◆ **WORK TO COMPLETE**
Print the lines that start the entries and continue through the one holding "Serif, Times New", please, exactly and with the pictures omitted.

◆ **MATERIAL TO PROCESS**
+===+

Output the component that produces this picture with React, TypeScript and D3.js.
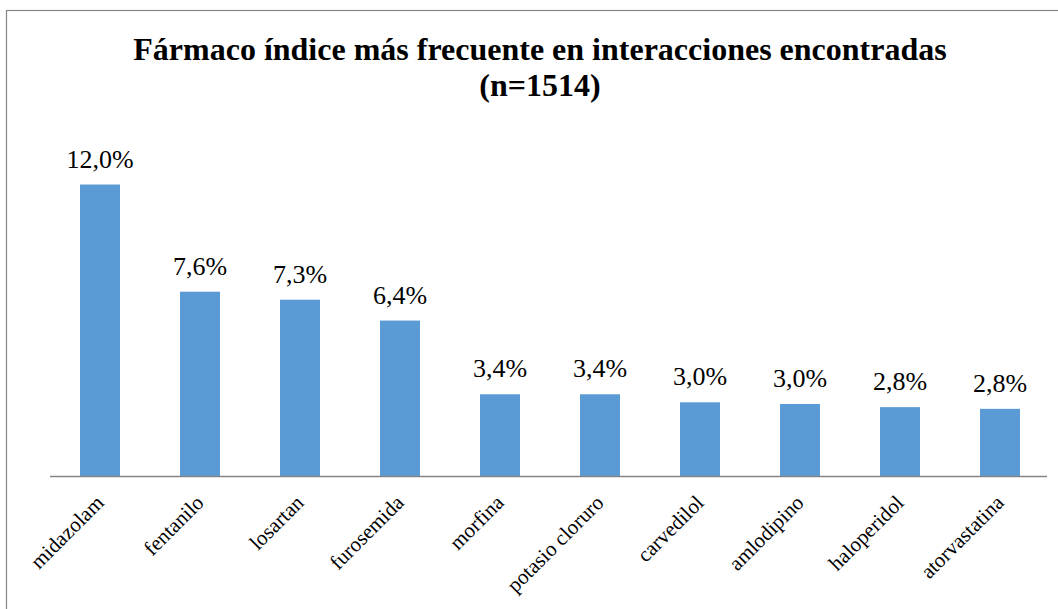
import React, { useEffect, useRef } from "react";
import * as d3 from "d3";

const categories = [
  "midazolam",
  "fentanilo",
  "losartan",
  "furosemida",
  "morfina",
  "potasio cloruro",
  "carvedilol",
  "amlodipino",
  "haloperidol",
  "atorvastatina",
];
const values = [12.02, 7.6, 7.27, 6.41, 3.37, 3.37, 3.04, 2.97, 2.84, 2.77];
const titleLines = ["Fármaco índice más frecuente en interacciones encontradas", "(n=1514)"];

const App = () => {
  const ref = useRef<SVGSVGElement>(null);

  useEffect(() => {
    const width = 1058;
    const height = 609;
    const baseY = 476;
    const font = "Liberation Serif, Times New Roman, serif";

    const svg = d3.select(ref.current);
    svg.selectAll("*").remove();

    svg.append("rect")
      .attr("x", 6.5)
      .attr("y", 10.5)
      .attr("width", width + 20)
      .attr("height", height + 20)
      .attr("fill", "white")
      .attr("stroke", "#868686")
      .attr("stroke-width", 1.2);

    svg.append("text")
      .attr("x", 540)
      .attr("y", 60)
      .attr("text-anchor", "middle")
      .attr("font-family", font)
      .attr("font-weight", "bold")
      .attr("font-size", 32)
      .selectAll("tspan")
      .data(titleLines)
      .join("tspan")
      .attr("x", 540)
      .attr("dy", (d, i) => (i === 0 ? 0 : 36))
      .text((d) => d);

    const x = d3.scaleBand().domain(categories).range([50, 1050]).paddingInner(0.6).paddingOuter(0.3);
    const y = d3.scaleLinear().domain([0, 14]).range([baseY, baseY - 14 * 24.25]);

    const data = categories.map((c, i) => ({ c, v: values[i] }));

    svg.selectAll("rect.bar")
      .data(data)
      .join("rect")
      .attr("class", "bar")
      .attr("x", (d) => x(d.c)!)
      .attr("y", (d) => y(d.v))
      .attr("width", x.bandwidth())
      .attr("height", (d) => baseY - y(d.v))
      .attr("fill", "#5B9BD5");

    svg.selectAll("text.val")
      .data(data)
      .join("text")
      .attr("class", "val")
      .attr("x", (d) => x(d.c)! + x.bandwidth() / 2)
      .attr("y", (d) => y(d.v) - 17)
      .attr("text-anchor", "middle")
      .attr("font-family", font)
      .attr("font-size", 26)
      .text((d) => d.v.toFixed(1).replace(".", ",") + "%");

    svg.append("line")
      .attr("x1", 50)
      .attr("x2", 1047)
      .attr("y1", baseY + 0.5)
      .attr("y2", baseY + 0.5)
      .attr("stroke", "#868686")
      .attr("stroke-width", 1.3);

    svg.selectAll("text.cat")
      .data(data)
      .join("text")
      .attr("class", "cat")
      .attr("text-anchor", "end")
      .attr("font-family", font)
      .attr("font-size", 21)
      .attr("transform", (d) => `translate(${x(d.c)! + x.bandwidth() / 2 + 5},${baseY + 28}) rotate(-45)`)
      .text((d) => d.c);
  }, []);

  return (
    <svg
      ref={ref}
      width={1058}
      height={609}
      style={{ position: "absolute", left: 0, top: 0, background: "white" }}
    />
  );
};

export default App;
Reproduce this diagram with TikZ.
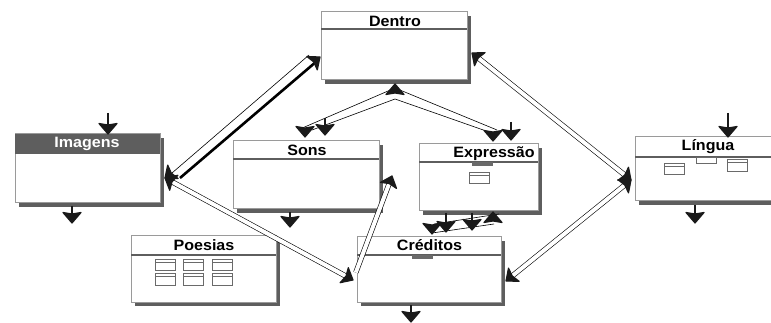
\documentclass[tikz,border=0pt]{standalone}
\usepackage{fontspec}
\newfontfamily\tf{Liberation Sans}[FakeStretch=1.07]
\usetikzlibrary{shadows,fit}
\definecolor{shd}{HTML}{5E5E5E}
\definecolor{brd}{HTML}{9A9A9A}
\definecolor{icn}{HTML}{6A6A6A}
\definecolor{hd}{HTML}{1A1A1A}
\tikzset{
  boxst/.style={draw=brd, fill=white, line width=1pt, inner sep=0pt,
     drop shadow={shadow xshift=4pt, shadow yshift=-4pt, fill=shd, opacity=1}},
  bandline/.style={draw=shd, line width=2.6pt},
  ttl/.style={font=\tf\bfseries\fontsize{15}{15}\selectfont, inner sep=0pt, anchor=base},
  stem/.style={line width=2.6pt, draw=hd},
  headst/.style={fill=hd, draw=hd, line width=1.2pt, line join=round},
  dl/.style={line width=0.6pt, double=white, double distance=4pt, shorten <=8pt, shorten >=8pt},
  ln/.style={line width=0.6pt},
  icon/.style={draw=icn, line width=0.9pt, fill=white},
}
\newcommand\wbox[6]{%
  \node[boxst, fit={(#2,#3) (#4,#5)}] (#1) {};
  \draw[bandline] (#2,#6) -- (#4,#6);
}
\newcommand\icn[4]{% x y w h
  \draw[icon] (#1,#2) rectangle ++(#3,#4);
  \draw[draw=icn, line width=0.9pt] (#1,#2+3.5) -- ++(#3,0);
}
\newcommand\hdown[2]{\filldraw[headst] (#1,#2) -- (#1+9,#2-10.5) -- (#1,#2-9) -- (#1-9,#2-10.5) -- cycle;}
\newcommand\hup[2]{\filldraw[headst] (#1,#2) -- (#1+9,#2+10.5) -- (#1,#2+9) -- (#1-9,#2+10.5) -- cycle;}
\newcommand\hquad[4]{\filldraw[headst] (#1) -- (#2) -- (#3) -- (#4) -- cycle;}
% down arrow with stem: x, y-from, y-tip
\newcommand\darr[3]{\draw[stem] (#1,#2) -- (#1,#3-8); \hdown{#1}{#3}}
\begin{document}
\begin{tikzpicture}[x=1pt,y=-1pt]
\useasboundingbox (0,0) rectangle (771,323);
\clip (0,0) rectangle (771,323);
\fill[white] (0,0) rectangle (771,323);

% boxes
\wbox{de}{321}{12}{467}{80}{29}
\node[ttl] (det) at (395,26.5) {Dentro};

\wbox{im}{15}{134}{160}{203}{153}
\fill[shd] (15,134) rectangle (160,153);
\node[ttl, text=white] (imt) at (87,148) {Imagens};

\wbox{so}{233}{141}{379}{209}{159}
\node[ttl] (sot) at (307,156) {Sons};

\wbox{ex}{419}{144}{538}{211}{162}
\node[ttl] (ext) at (494,157.5) {Expressão};
\fill[icn] (472,162) rectangle (493,166);
\icn{469}{172}{20}{11}

\wbox{li}{635}{137}{800}{201}{157}
\node[ttl] (lit) at (708,150.5) {Língua};
\icn{664}{163}{20}{11}
\draw[icon] (696,157) rectangle (716,163);
\icn{727}{159}{20}{12}

\wbox{po}{131}{236}{276}{302}{255}
\node[ttl] (pot) at (204,250.7) {Poesias};
\foreach \xx in {155,183,212}{
  \icn{\xx}{259}{20}{11}
  \icn{\xx}{273}{20}{12}
}

\wbox{cr}{357}{237}{501}{302}{255}
\node[ttl] (crt) at (429.5,250.7) {Créditos};
\fill[icn] (412,255) rectangle (433,259);

% connector end points
\coordinate (imE) at (165,178);
\coordinate (deW) at (320,57);
\coordinate (crW) at (353,280);
\coordinate (soE) at (392,176);
\coordinate (deE) at (472,53);
\coordinate (liW) at (631,180);
\coordinate (crE) at (506,281);

% Dentro -- Imagens (thin + thick)
\coordinate (t1) at (172,173);
\coordinate (t2) at (309,55);
\coordinate (k1) at (180,178);
\coordinate (k2) at (317,61);
\draw[ln] (t1) -- (t2);
\draw[line width=2.6pt] (k1) -- (k2);
\hquad{imE}{178.1,178.5}{171.3,173.1}{167.7,165.1}
\hquad{deW}{306.9,56.5}{313.7,61.9}{317.3,69.9}

% Imagens -- Creditos
\draw[dl] (imE) -- (crW);
\hquad{crW}{348.3,267.7}{346.0,276.2}{340.1,282.7}
\hquad{imE}{169.7,190.3}{172.0,181.8}{177.9,175.3}

% Sons -- Creditos
\draw[dl] (soE) -- (crW);
\hquad{soE}{380.5,182.4}{389.2,183.5}{396.5,188.4}

% Dentro -- Lingua
\draw[dl] (deE) -- (liW);
\hquad{deE}{474.5,65.8}{478.2,58.0}{485.1,52.6}
\hquad{liW}{628.5,167.2}{624.8,175.0}{617.9,180.4}

% Lingua -- Creditos
\draw[dl] (liW) -- (crE);
\hquad{crE}{519.1,281.3}{512.2,276.0}{508.5,268.1}
\hquad{liW}{617.9,179.7}{624.8,185.0}{628.5,192.9}

% Dentro -- Sons / Expressao
\coordinate (va) at (395,88);
\coordinate (vb) at (395,99);
\coordinate (sa) at (300,129);
\coordinate (sb) at (312,130);
\coordinate (ea) at (497,130);
\coordinate (eb) at (489,132);
\draw[ln] (sa) -- (va) -- (ea);
\draw[ln] (sb) -- (vb) -- (eb);
\hup{395}{84}
\hdown{305}{137}
\darr{325}{118}{135}
\hdown{493}{141}
\darr{511}{122}{140}

% Expressao -- Creditos
\coordinate (x1) at (434,224);
\coordinate (x2) at (499,214);
\coordinate (x3) at (432,233);
\coordinate (x4) at (494,224);
\draw[ln] (x1) -- (x2);
\draw[ln] (x3) -- (x4);
\hdown{432}{234}
\darr{446}{213}{232}
\darr{472}{213}{230}
\hup{493}{212}

% free arrows
\darr{108}{113}{134}
\darr{72}{206}{223}
\darr{290}{212}{227}
\darr{728}{113}{137}
\darr{695}{205}{223}
\darr{411}{305}{322}
\end{tikzpicture}
\end{document}
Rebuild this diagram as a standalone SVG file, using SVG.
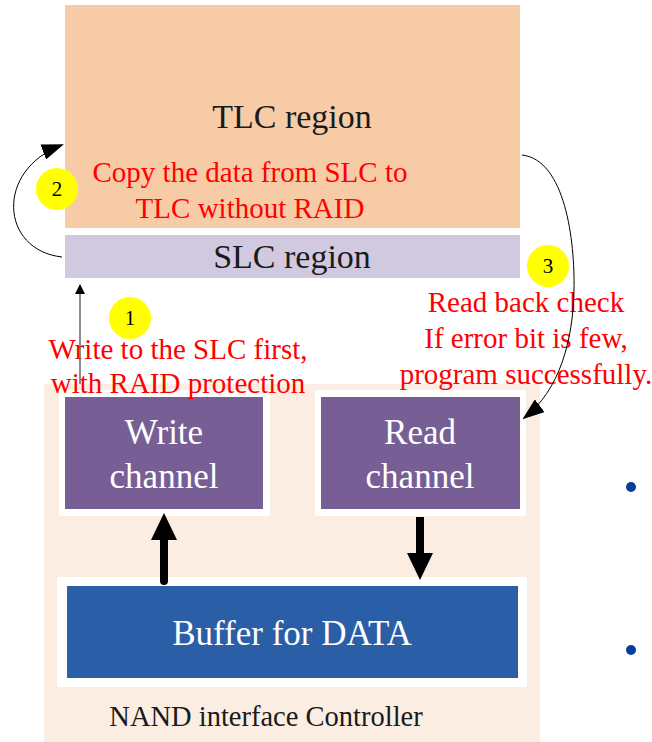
<svg xmlns="http://www.w3.org/2000/svg" width="652" height="742" viewBox="0 0 652 742" font-family="'Liberation Serif', 'Times New Roman', 'DejaVu Serif', serif">
<style>
.red{fill:#FF0000;font-size:29px;text-anchor:middle}
.wt{fill:#FFFFFF;font-size:35px;text-anchor:middle}
.num{fill:#000;font-size:21px;text-anchor:middle}
.dark{fill:#1a1a1a;font-size:34px;text-anchor:middle}
.badge{fill:#FFFF00}
</style>
<defs>
<marker id="ah" markerWidth="10" markerHeight="10" refX="9" refY="5" orient="auto" markerUnits="userSpaceOnUse" viewBox="0 0 10 10">
<path d="M0,0 L10,5 L0,10 z" fill="#000"/>
</marker>
<marker id="ahs" markerWidth="22" markerHeight="16" refX="20" refY="8" orient="auto" markerUnits="userSpaceOnUse" viewBox="0 0 22 16">
<path d="M0,0 L22,8 L0,16 z" fill="#000"/>
</marker>
</defs>
<rect width="652" height="742" fill="#FFFFFF"/>
<g id="tlc">
<rect x="65" y="5" width="455" height="223" fill="#F8CBA7"/>
<text class="dark" x="292" y="128">TLC region</text>
</g>
<g id="slc">
<rect x="65" y="235" width="455" height="43" fill="#D1C9DF"/>
<text class="dark" x="292" y="268">SLC region</text>
</g>
<g id="controller">
<rect x="44" y="384" width="496" height="358" fill="#FCEDE3"/>
<text x="266" y="726" font-size="28.5" text-anchor="middle" fill="#1a1a1a">NAND interface Controller</text>
</g>
<g id="write-channel">
<rect x="59" y="390" width="211" height="126" fill="#FFFFFF"/>
<rect x="65" y="397" width="198" height="112" fill="#775F96"/>
<text class="wt" x="164" y="444">Write</text>
<text class="wt" x="164" y="488">channel</text>
</g>
<g id="read-channel">
<rect x="315" y="390" width="211" height="126" fill="#FFFFFF"/>
<rect x="321" y="397" width="199" height="112" fill="#775F96"/>
<text class="wt" x="420" y="444">Read</text>
<text class="wt" x="420" y="488">channel</text>
</g>
<g id="buffer">
<rect x="57" y="577" width="470" height="110" fill="#FFFFFF"/>
<rect x="67" y="586" width="451" height="92" fill="#2A5EA6"/>
<text class="wt" x="292" y="645">Buffer for DATA</text>
</g>
<g id="badge1">
<circle class="badge" cx="130" cy="318" r="21"/>
<text class="num" x="130" y="325">1</text>
</g>
<g id="badge2">
<circle class="badge" cx="57" cy="189" r="21"/>
<text class="num" x="57" y="196">2</text>
</g>
<g id="badge3">
<circle class="badge" cx="548" cy="266" r="21"/>
<text class="num" x="548" y="273">3</text>
</g>
<g id="labels">
<text class="red" x="250" y="182">Copy the data from SLC to</text>
<text class="red" x="250" y="218">TLC without RAID</text>
<text class="red" x="178" y="359">Write to the SLC first,</text>
<text class="red" x="178" y="393">with RAID protection</text>
<text class="red" x="526" y="312">Read back check</text>
<text class="red" x="526" y="348">If error bit is few,</text>
<text class="red" x="526" y="384">program successfully.</text>
</g>
<g id="connectors" fill="none">
<path d="M80,384 L80,285" stroke="#666" stroke-width="1.5" marker-end="url(#ah)"/>
<path d="M62,257 C0,250 -5,170 62,145" stroke="#000" stroke-width="1" marker-end="url(#ahs)"/>
<path d="M522,155 C565,160 575,240 574,290 C573,340 560,390 524,418" stroke="#000" stroke-width="1" marker-end="url(#ahs)"/>
<line x1="164" y1="581" x2="164" y2="535" stroke="#000" stroke-width="8" stroke-linecap="round"/>
<path d="M164,513 L177,540 L151,540 z" fill="#000"/>
<line x1="420" y1="517" x2="420" y2="556" stroke="#000" stroke-width="8"/>
<path d="M420,580 L433,553 L407,553 z" fill="#000"/>
</g>
<g id="bullets" fill="#0A3C9A">
<circle cx="631" cy="487" r="5"/>
<circle cx="631" cy="650" r="5"/>
</g>
</svg>
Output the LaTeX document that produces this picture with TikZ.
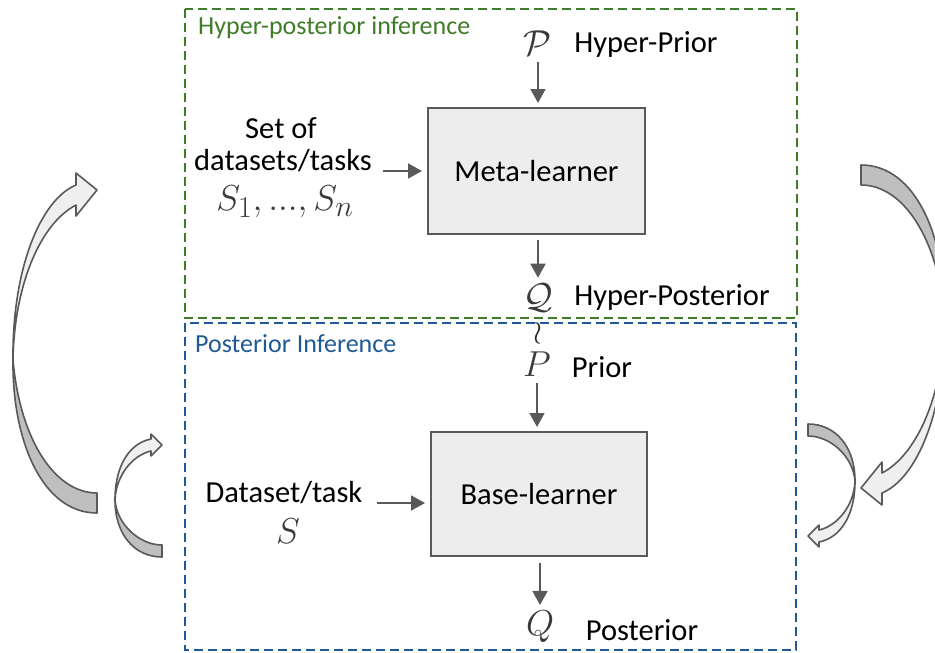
\documentclass[tikz,border=0pt]{standalone}
\usepackage{graphicx}
\usepackage{fontspec}
\setmainfont{Carlito}
\usetikzlibrary{arrows.meta}
\definecolor{dgray}{HTML}{595959}
\definecolor{boxfill}{HTML}{EDEDED}
\definecolor{hgreen}{HTML}{3F7C28}
\definecolor{pblue}{HTML}{1F5A96}
\definecolor{arrlight}{HTML}{EFEFEF}
\definecolor{arrdark}{HTML}{BFBFBF}
\definecolor{mathgray}{HTML}{3A3A3A}
\newcommand{\bigmath}[1]{\scalebox{1.45}{$#1$}}
\tikzset{
  learner/.style={draw=dgray, line width=2pt, fill=boxfill, inner sep=0pt,
    font=\fontsize{30.5}{34}\selectfont},
  lbl/.style={inner sep=0pt, font=\fontsize{30.5}{34}\selectfont},
  mth/.style={inner sep=0pt, text=mathgray, font=\fontsize{24.88}{28}\selectfont},
  arr/.style={draw=dgray, line width=1.8pt, -{Triangle[length=14pt,width=15pt]}},
  grpbox/.style={line width=2pt, dash pattern=on 9pt off 5pt},
  ttl/.style={inner sep=0pt, anchor=west, font=\fontsize{26}{30}\selectfont},
  bandlight/.style={fill=arrlight, draw=dgray, line width=1.6pt, line join=round},
  banddark/.style={fill=arrdark, draw=dgray, line width=1.6pt, line join=round},
}
\newcommand{\bigcurvedarrow}[1]{%
  \begin{scope}[#1]
    \path[banddark] (13,360) .. controls (12,440) and (42,513) .. (97,513)
      -- (97,493) .. controls (55,493) and (20,440) .. (13,360) -- cycle;
    \path[bandlight] (13,360) .. controls (12,270) and (40,200) .. (76,185)
      -- (76,173) -- (97,190) -- (76,216) -- (76,205)
      .. controls (38,225) and (14,290) .. (13,360) -- cycle;
  \end{scope}}
\newcommand{\smallcurvedarrow}[1]{%
  \begin{scope}[#1]
    \path[banddark] (115,500) .. controls (115,535) and (135,557) .. (162,557)
      -- (162,545) .. controls (140,545) and (117,525) .. (115,500) -- cycle;
    \path[bandlight] (115,500) .. controls (115,465) and (130,443) .. (151,439)
      -- (151,434) -- (162,445) -- (151,456) -- (151,451)
      .. controls (133,455) and (116,475) .. (115,500) -- cycle;
  \end{scope}}
\begin{document}
\begin{tikzpicture}[x=1pt,y=-1pt]
\useasboundingbox (0,0) rectangle (935,653);
\begin{scope}
\clip (0,0) rectangle (935,653);
% group boxes
\draw[grpbox, draw=hgreen] (185,9) rectangle (797,318);
\draw[grpbox, draw=pblue] (185,323) rectangle (796,650);
\node[ttl, text=hgreen] (t1) at (198,28) {Hyper-posterior inference};
\node[ttl, text=pblue] (t2) at (195,344) {Posterior Inference};
% learners
\node[learner, minimum width=217pt, minimum height=126pt] (meta) at (536.5,171) {Meta-learner};
\node[learner, minimum width=216pt, minimum height=124pt] (base) at (539,494) {Base-learner};
% hyper level
\node[mth] (hp) at (538,43) {\bigmath{\mathcal{P}}};
\node[lbl] (hptxt) at (646,44) {Hyper-Prior};
\node[lbl] (setof) at (281,128) {Set of};
\node[lbl] (dsets) at (283,161) {datasets/tasks};
\node[mth] (sn) at (285,202) {\bigmath{S_1,...,S_n}};
\node[mth] (hq) at (538,298) {\bigmath{\mathcal{Q}}};
\node[lbl] (hqtxt) at (672,297) {Hyper-Posterior};
\node[mth, text=black!85] (wr) at (538,333) {\scalebox{1.3}{$\wr$}};
% base level
\node[mth] (pp) at (537,364) {\bigmath{P}};
\node[lbl] (pptxt) at (602,367) {Prior};
\node[lbl] (dtask) at (284,493) {Dataset/task};
\node[mth] (s) at (288,531) {\bigmath{S}};
\node[mth] (qq) at (540,627) {\bigmath{Q}};
\node[lbl] (qqtxt) at (642,630) {Posterior};
% connectors
\draw[arr, shorten <=6pt, shorten >=4pt] (hp.south) -- (hp.south |- meta.north);
\coordinate (mstart) at (383,171);
\draw[arr, shorten >=5pt] (mstart) -- (meta.west);
\draw[arr, shorten <=5pt, shorten >=6pt] (hq.north |- meta.south) -- (hq.north);
\draw[arr, shorten <=6pt, shorten >=4pt] (pp.south) -- (pp.south |- base.north);
\coordinate (dstart) at (377,503);
\draw[arr, shorten >=5pt] (dstart) -- (dstart -| base.west);
\draw[arr, shorten <=6pt, shorten >=6pt] (qq.north |- base.south) -- (qq.north);
% curved block arrows
\bigcurvedarrow{}
\bigcurvedarrow{rotate around={180:(479,339)}}
\smallcurvedarrow{}
\smallcurvedarrow{rotate around={180:(485,490.5)}}
\end{scope}
\end{tikzpicture}
\end{document}
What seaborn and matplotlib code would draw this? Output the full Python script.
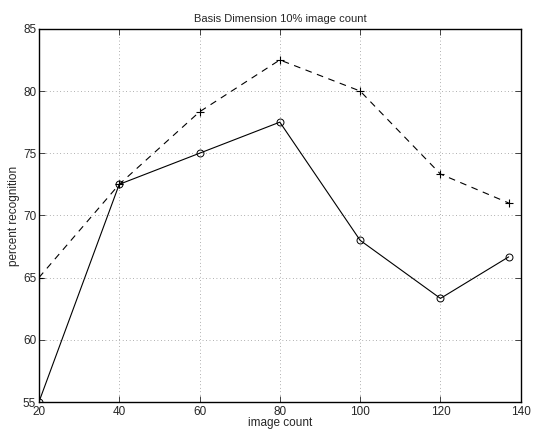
import matplotlib
matplotlib.use("Agg")
import matplotlib.pyplot as plt
import pandas as pd
import seaborn as sns

image_count = [20, 40, 60, 80, 100, 120, 137]
solid_recog = [55.0, 72.5, 75.0, 77.5, 68.0, 63.33, 66.67]
dashed_recog = [65.0, 72.5, 78.33, 82.5, 80.0, 73.33, 71.0]

x_ticks = [20, 40, 60, 80, 100, 120, 140]
y_ticks = [55, 60, 65, 70, 75, 80, 85]

sns.set_style("white")
plt.rcParams["font.family"] = ["Liberation Sans", "DejaVu Sans"]

df_solid = pd.DataFrame({"count": image_count, "recog": solid_recog})
df_dashed = pd.DataFrame({"count": image_count, "recog": dashed_recog})

fig = plt.figure(figsize=(5.33, 4.37), dpi=100)
ax = fig.add_axes([0.073, 0.080, 0.904, 0.854])

sns.lineplot(data=df_dashed, x="count", y="recog", ax=ax, color="black",
             linestyle=(0, (6, 5)), linewidth=0.8, marker="+", markersize=6,
             markeredgecolor="black", markeredgewidth=0.8)
sns.lineplot(data=df_solid, x="count", y="recog", ax=ax, color="black",
             linewidth=0.8, marker="o", markersize=5, markerfacecolor="none",
             markeredgecolor="black", markeredgewidth=0.7)

ax.set_xlim(20, 140)
ax.set_ylim(55, 85)
ax.set_xticks(x_ticks)
ax.set_yticks(y_ticks)
ax.grid(True, linestyle=(0, (1, 4)), color="black", linewidth=0.5, alpha=0.6)
ax.tick_params(direction="in", length=4, labelsize=8.5, width=0.6,
               top=True, right=True, bottom=True, left=True)
ax.tick_params(axis="x", pad=3)
ax.tick_params(axis="y", pad=2)
for s in ax.spines.values():
    s.set_color("black")
    s.set_linewidth(1.0)

ax.set_title("Basis Dimension 10% image count", fontsize=8, pad=5)
ax.set_xlabel("image count", fontsize=8.5, labelpad=-1)
ax.set_ylabel("percent recognition", fontsize=8.5, labelpad=2)

fig.savefig("out.png", dpi=100)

+===+

◆ **RESPONSE TO THIS EXERCISE**
Output the component that produces this picture with React, TypeScript and D3.js.
import React, { useEffect, useRef } from "react";
import * as d3 from "d3";

const categories = [
  "midazolam",
  "fentanilo",
  "losartan",
  "furosemida",
  "morfina",
  "potasio cloruro",
  "carvedilol",
  "amlodipino",
  "haloperidol",
  "atorvastatina",
];
const values = [12.02, 7.6, 7.27, 6.41, 3.37, 3.37, 3.04, 2.97, 2.84, 2.77];
const titleLines = ["Fármaco índice más frecuente en interacciones encontradas", "(n=1514)"];

const App = () => {
  const ref = useRef<SVGSVGElement>(null);

  useEffect(() => {
    const width = 1058;
    const height = 609;
    const baseY = 476;
    const font = "Liberation Serif, Times New Roman, serif";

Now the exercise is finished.